Leave out the pictures and transcribe the rest of the records exactly.

━━━ Source data ━━━

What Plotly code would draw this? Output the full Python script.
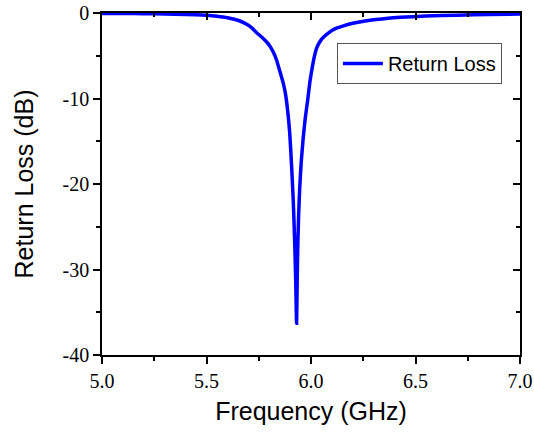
import plotly.graph_objects as go

freq = [5.0, 5.1, 5.2, 5.3, 5.4, 5.5, 5.55, 5.6, 5.65, 5.68, 5.71, 5.74, 5.77, 5.79,
        5.804, 5.82, 5.835, 5.852, 5.865, 5.876, 5.885, 5.892, 5.898, 5.903, 5.909,
        5.915, 5.919, 5.923, 5.927, 5.931, 5.934, 5.937, 5.941, 5.946, 5.953, 5.962,
        5.972, 5.984, 5.995, 6.005, 6.016, 6.027, 6.04, 6.055, 6.075, 6.1, 6.125,
        6.155, 6.2, 6.266, 6.34, 6.426, 6.55, 6.7, 6.85, 7.0]
rl = [-0.05, -0.06, -0.08, -0.11, -0.17, -0.27, -0.38, -0.55, -0.85, -1.15, -1.6,
      -2.3, -2.95, -3.45, -3.9, -4.6, -5.5, -6.9, -8.0, -9.2, -10.7, -12.3, -14.0,
      -16.0, -18.8, -21.9, -24.6, -27.7, -31.5, -36.3, -31.0, -27.0, -23.5, -20.5,
      -17.5, -14.8, -12.4, -10.2, -8.0, -6.5, -5.1, -4.1, -3.45, -2.95, -2.5, -2.05,
      -1.75, -1.5, -1.2, -0.9, -0.7, -0.5, -0.36, -0.25, -0.17, -0.12]

x_range = [5.0, 7.0]
y_range = [-40, 0]
x_ticks = [5.0, 5.5, 6.0, 6.5, 7.0]
x_ticklabels = ["5.0", "5.5", "6.0", "6.5", "7.0"]
y_ticks = [-40, -30, -20, -10, 0]
y_ticklabels = ["-40", "-30", "-20", "-10", "0"]

fig = go.Figure()
fig.add_trace(go.Scatter(x=freq, y=rl, mode="lines", name="Return Loss",
                         line=dict(color="#0000FF", width=3.5, shape="spline",
                                   smoothing=0.4)))
# helper trace for the mirrored top/right axes (invisible)
fig.add_trace(go.Scatter(x=freq, y=rl, mode="lines", xaxis="x2", yaxis="y2",
                         line=dict(width=0), opacity=0, showlegend=False,
                         hoverinfo="skip"))

tickfont = dict(family="Times New Roman", size=20, color="black")
titlefont = dict(family="Arial", size=25, color="black")

fig.update_layout(
    width=534, height=435,
    margin=dict(l=102, r=14, t=13, b=80, autoexpand=False),
    paper_bgcolor="white", plot_bgcolor="white",
    showlegend=True,
    legend=dict(x=0.562, y=0.912, xanchor="left", yanchor="top",
                bordercolor="#555555", borderwidth=1, bgcolor="white",
                font=dict(family="Arial", size=20, color="black"),
                itemwidth=40, tracegroupgap=0),
    xaxis=dict(range=x_range, tickvals=x_ticks, ticktext=x_ticklabels,
               automargin=False,
               showgrid=False, zeroline=False, showline=True, linecolor="black",
               linewidth=1.5, ticks="outside", ticklen=7, tickwidth=1.5,
               tickcolor="black", tickfont=tickfont,
               minor=dict(ticks="outside", dtick=0.25, ticklen=4, tickwidth=1.5,
                          tickcolor="black", showgrid=False),
               title=dict(text="Frequency (GHz)", font=titlefont, standoff=12)),
    yaxis=dict(range=y_range, tickvals=y_ticks, ticktext=y_ticklabels,
               automargin=False,
               showgrid=False, zeroline=False, showline=True, linecolor="black",
               linewidth=1.5, ticks="outside", ticklen=7, tickwidth=1.5,
               tickcolor="black", tickfont=tickfont,
               minor=dict(ticks="outside", dtick=5, ticklen=4, tickwidth=1.5,
                          tickcolor="black", showgrid=False),
               title=dict(text="Return Loss (dB)", font=titlefont, standoff=22)),
    xaxis2=dict(range=x_range, overlaying="x", side="top", anchor="y",
                automargin=False,
                tickvals=x_ticks, showticklabels=False, showgrid=False,
                zeroline=False, showline=True, linecolor="black", linewidth=1.5,
                ticks="inside", ticklen=7, tickwidth=1.5, tickcolor="black",
                minor=dict(ticks="inside", dtick=0.25, ticklen=4, tickwidth=1.5,
                           tickcolor="black", showgrid=False)),
    yaxis2=dict(range=y_range, overlaying="y", side="right", anchor="x",
                automargin=False,
                tickvals=y_ticks, showticklabels=False, showgrid=False,
                zeroline=False, showline=True, linecolor="black", linewidth=1.5,
                ticks="inside", ticklen=7, tickwidth=1.5, tickcolor="black",
                minor=dict(ticks="inside", dtick=5, ticklen=4, tickwidth=1.5,
                           tickcolor="black", showgrid=False)),
)

fig.write_html("out.html")
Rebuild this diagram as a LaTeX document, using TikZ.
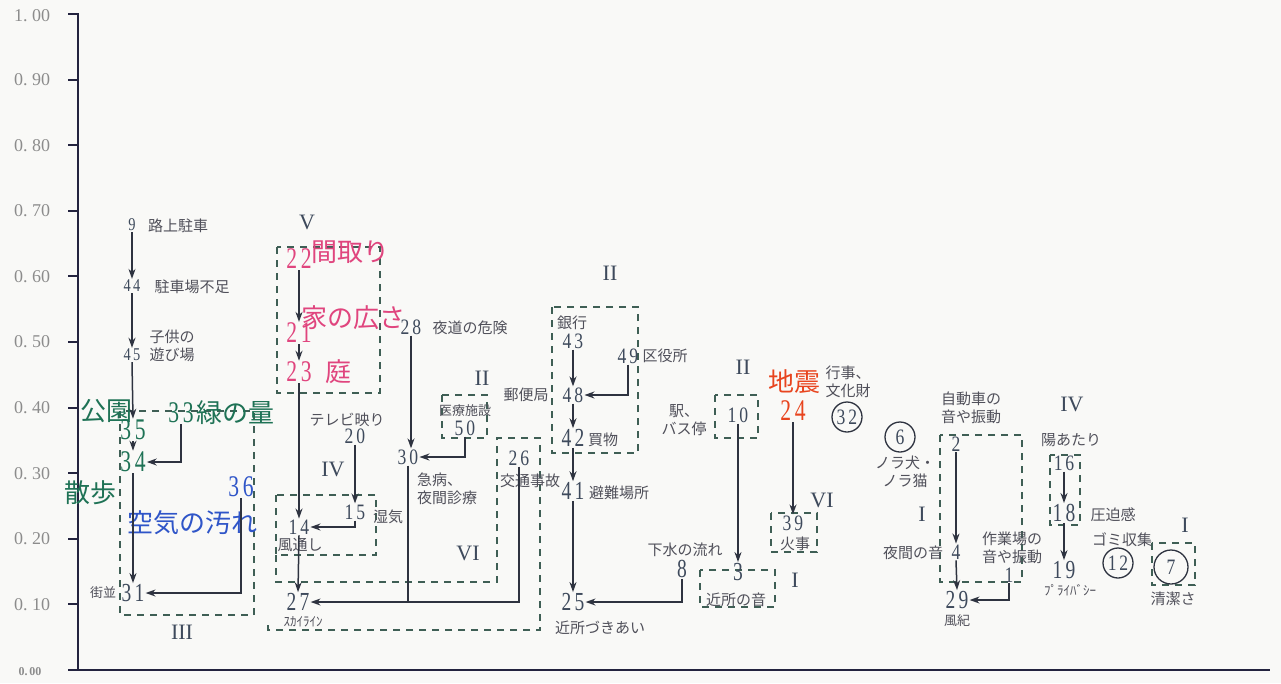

━━━

_Correct output_:
What Plotly code would draw this? Output the full Python script.
import plotly.graph_objects as go

freq = [5.0, 5.1, 5.2, 5.3, 5.4, 5.5, 5.55, 5.6, 5.65, 5.68, 5.71, 5.74, 5.77, 5.79,
        5.804, 5.82, 5.835, 5.852, 5.865, 5.876, 5.885, 5.892, 5.898, 5.903, 5.909,
        5.915, 5.919, 5.923, 5.927, 5.931, 5.934, 5.937, 5.941, 5.946, 5.953, 5.962,
        5.972, 5.984, 5.995, 6.005, 6.016, 6.027, 6.04, 6.055, 6.075, 6.1, 6.125,
        6.155, 6.2, 6.266, 6.34, 6.426, 6.55, 6.7, 6.85, 7.0]
rl = [-0.05, -0.06, -0.08, -0.11, -0.17, -0.27, -0.38, -0.55, -0.85, -1.15, -1.6,
      -2.3, -2.95, -3.45, -3.9, -4.6, -5.5, -6.9, -8.0, -9.2, -10.7, -12.3, -14.0,
      -16.0, -18.8, -21.9, -24.6, -27.7, -31.5, -36.3, -31.0, -27.0, -23.5, -20.5,
      -17.5, -14.8, -12.4, -10.2, -8.0, -6.5, -5.1, -4.1, -3.45, -2.95, -2.5, -2.05,
      -1.75, -1.5, -1.2, -0.9, -0.7, -0.5, -0.36, -0.25, -0.17, -0.12]

x_range = [5.0, 7.0]
y_range = [-40, 0]
x_ticks = [5.0, 5.5, 6.0, 6.5, 7.0]
x_ticklabels = ["5.0", "5.5", "6.0", "6.5", "7.0"]
y_ticks = [-40, -30, -20, -10, 0]
y_ticklabels = ["-40", "-30", "-20", "-10", "0"]

fig = go.Figure()
fig.add_trace(go.Scatter(x=freq, y=rl, mode="lines", name="Return Loss",
                         line=dict(color="#0000FF", width=3.5, shape="spline",
                                   smoothing=0.4)))
# helper trace for the mirrored top/right axes (invisible)
fig.add_trace(go.Scatter(x=freq, y=rl, mode="lines", xaxis="x2", yaxis="y2",
                         line=dict(width=0), opacity=0, showlegend=False,
                         hoverinfo="skip"))

tickfont = dict(family="Times New Roman", size=20, color="black")
titlefont = dict(family="Arial", size=25, color="black")

fig.update_layout(
    width=534, height=435,
    margin=dict(l=102, r=14, t=13, b=80, autoexpand=False),
    paper_bgcolor="white", plot_bgcolor="white",
    showlegend=True,
    legend=dict(x=0.562, y=0.912, xanchor="left", yanchor="top",
                bordercolor="#555555", borderwidth=1, bgcolor="white",
                font=dict(family="Arial", size=20, color="black"),
                itemwidth=40, tracegroupgap=0),
    xaxis=dict(range=x_range, tickvals=x_ticks, ticktext=x_ticklabels,
               automargin=False,
               showgrid=False, zeroline=False, showline=True, linecolor="black",
               linewidth=1.5, ticks="outside", ticklen=7, tickwidth=1.5,
               tickcolor="black", tickfont=tickfont,
               minor=dict(ticks="outside", dtick=0.25, ticklen=4, tickwidth=1.5,
                          tickcolor="black", showgrid=False),
               title=dict(text="Frequency (GHz)", font=titlefont, standoff=12)),
    yaxis=dict(range=y_range, tickvals=y_ticks, ticktext=y_ticklabels,
               automargin=False,
               showgrid=False, zeroline=False, showline=True, linecolor="black",
               linewidth=1.5, ticks="outside", ticklen=7, tickwidth=1.5,
               tickcolor="black", tickfont=tickfont,
               minor=dict(ticks="outside", dtick=5, ticklen=4, tickwidth=1.5,
                          tickcolor="black", showgrid=False),
               title=dict(text="Return Loss (dB)", font=titlefont, standoff=22)),
    xaxis2=dict(range=x_range, overlaying="x", side="top", anchor="y",
                automargin=False,
                tickvals=x_ticks, showticklabels=False, showgrid=False,
                zeroline=False, showline=True, linecolor="black", linewidth=1.5,
                ticks="inside", ticklen=7, tickwidth=1.5, tickcolor="black",
                minor=dict(ticks="inside", dtick=0.25, ticklen=4, tickwidth=1.5,
                           tickcolor="black", showgrid=False)),
    yaxis2=dict(range=y_range, overlaying="y", side="right", anchor="x",
                automargin=False,
                tickvals=y_ticks, showticklabels=False, showgrid=False,
                zeroline=False, showline=True, linecolor="black", linewidth=1.5,
                ticks="inside", ticklen=7, tickwidth=1.5, tickcolor="black",
                minor=dict(ticks="inside", dtick=5, ticklen=4, tickwidth=1.5,
                           tickcolor="black", showgrid=False)),
)

fig.write_html("out.html")
Rebuild this diagram as a LaTeX document, using TikZ.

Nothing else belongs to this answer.